* **GIVEN INFORMATION**:

··········

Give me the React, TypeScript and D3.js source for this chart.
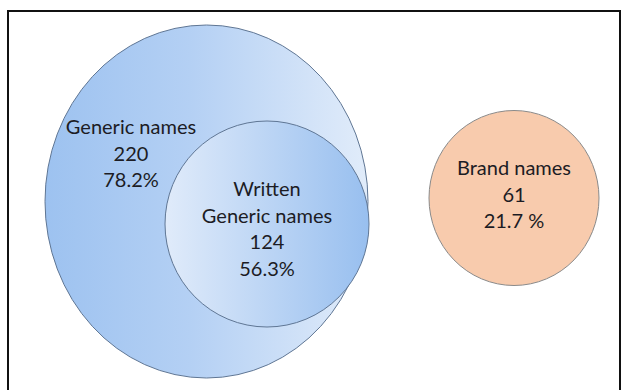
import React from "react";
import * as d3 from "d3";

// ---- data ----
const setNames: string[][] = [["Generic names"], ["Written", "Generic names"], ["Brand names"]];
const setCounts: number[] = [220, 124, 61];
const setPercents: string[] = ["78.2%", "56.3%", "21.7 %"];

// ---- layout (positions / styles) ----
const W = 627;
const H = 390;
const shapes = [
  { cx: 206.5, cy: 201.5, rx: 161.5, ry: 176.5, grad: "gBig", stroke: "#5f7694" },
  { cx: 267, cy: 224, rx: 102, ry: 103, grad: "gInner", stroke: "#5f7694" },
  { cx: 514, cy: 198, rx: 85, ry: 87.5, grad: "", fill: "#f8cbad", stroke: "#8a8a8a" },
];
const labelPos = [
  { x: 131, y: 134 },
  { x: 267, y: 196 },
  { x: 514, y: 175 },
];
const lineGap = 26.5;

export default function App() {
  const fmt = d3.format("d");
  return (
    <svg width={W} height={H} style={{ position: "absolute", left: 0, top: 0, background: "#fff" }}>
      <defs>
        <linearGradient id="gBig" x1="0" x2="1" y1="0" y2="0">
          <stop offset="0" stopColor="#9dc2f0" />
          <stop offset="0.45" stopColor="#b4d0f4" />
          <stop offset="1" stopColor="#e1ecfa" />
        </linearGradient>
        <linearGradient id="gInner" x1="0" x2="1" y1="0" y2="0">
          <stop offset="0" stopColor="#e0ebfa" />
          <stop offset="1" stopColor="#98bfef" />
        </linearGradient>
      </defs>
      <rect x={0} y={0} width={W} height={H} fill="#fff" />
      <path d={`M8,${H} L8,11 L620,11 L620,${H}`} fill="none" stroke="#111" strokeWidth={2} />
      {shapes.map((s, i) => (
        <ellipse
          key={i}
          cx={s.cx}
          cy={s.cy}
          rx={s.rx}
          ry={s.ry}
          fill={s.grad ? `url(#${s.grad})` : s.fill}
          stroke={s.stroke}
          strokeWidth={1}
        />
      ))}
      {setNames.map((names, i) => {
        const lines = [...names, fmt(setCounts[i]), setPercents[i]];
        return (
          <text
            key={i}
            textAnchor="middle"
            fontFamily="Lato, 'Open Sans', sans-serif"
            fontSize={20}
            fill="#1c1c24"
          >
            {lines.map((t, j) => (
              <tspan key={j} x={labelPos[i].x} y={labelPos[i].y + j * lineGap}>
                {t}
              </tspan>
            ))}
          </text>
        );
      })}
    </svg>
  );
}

··········

Quote the material exactly. Pictures stay out.

Give me the React, TypeScript and D3.js source for this chart.
import React from "react";
import * as d3 from "d3";

// ---- data ----
const setNames: string[][] = [["Generic names"], ["Written", "Generic names"], ["Brand names"]];
const setCounts: number[] = [220, 124, 61];
const setPercents: string[] = ["78.2%", "56.3%", "21.7 %"];

// ---- layout (positions / styles) ----
const W = 627;
const H = 390;
const shapes = [
  { cx: 206.5, cy: 201.5, rx: 161.5, ry: 176.5, grad: "gBig", stroke: "#5f7694" },
  { cx: 267, cy: 224, rx: 102, ry: 103, grad: "gInner", stroke: "#5f7694" },
  { cx: 514, cy: 198, rx: 85, ry: 87.5, grad: "", fill: "#f8cbad", stroke: "#8a8a8a" },
];
const labelPos = [
  { x: 131, y: 134 },
  { x: 267, y: 196 },
  { x: 514, y: 175 },
];
const lineGap = 26.5;

export default function App() {
  const fmt = d3.format("d");
  return (
    <svg width={W} height={H} style={{ position: "absolute", left: 0, top: 0, background: "#fff" }}>
      <defs>
        <linearGradient id="gBig" x1="0" x2="1" y1="0" y2="0">
          <stop offset="0" stopColor="#9dc2f0" />
          <stop offset="0.45" stopColor="#b4d0f4" />
          <stop offset="1" stopColor="#e1ecfa" />
        </linearGradient>
        <linearGradient id="gInner" x1="0" x2="1" y1="0" y2="0">
          <stop offset="0" stopColor="#e0ebfa" />
          <stop offset="1" stopColor="#98bfef" />
        </linearGradient>
      </defs>
      <rect x={0} y={0} width={W} height={H} fill="#fff" />
      <path d={`M8,${H} L8,11 L620,11 L620,${H}`} fill="none" stroke="#111" strokeWidth={2} />
      {shapes.map((s, i) => (
        <ellipse
          key={i}
          cx={s.cx}
          cy={s.cy}
          rx={s.rx}
          ry={s.ry}
          fill={s.grad ? `url(#${s.grad})` : s.fill}
          stroke={s.stroke}
          strokeWidth={1}
        />
      ))}
      {setNames.map((names, i) => {
        const lines = [...names, fmt(setCounts[i]), setPercents[i]];
        return (
          <text
            key={i}
            textAnchor="middle"
            fontFamily="Lato, 'Open Sans', sans-serif"
            fontSize={20}
            fill="#1c1c24"
          >
            {lines.map((t, j) => (
              <tspan key={j} x={labelPos[i].x} y={labelPos[i].y + j * lineGap}>
                {t}
              </tspan>
            ))}
          </text>
        );
      })}
    </svg>
  );
}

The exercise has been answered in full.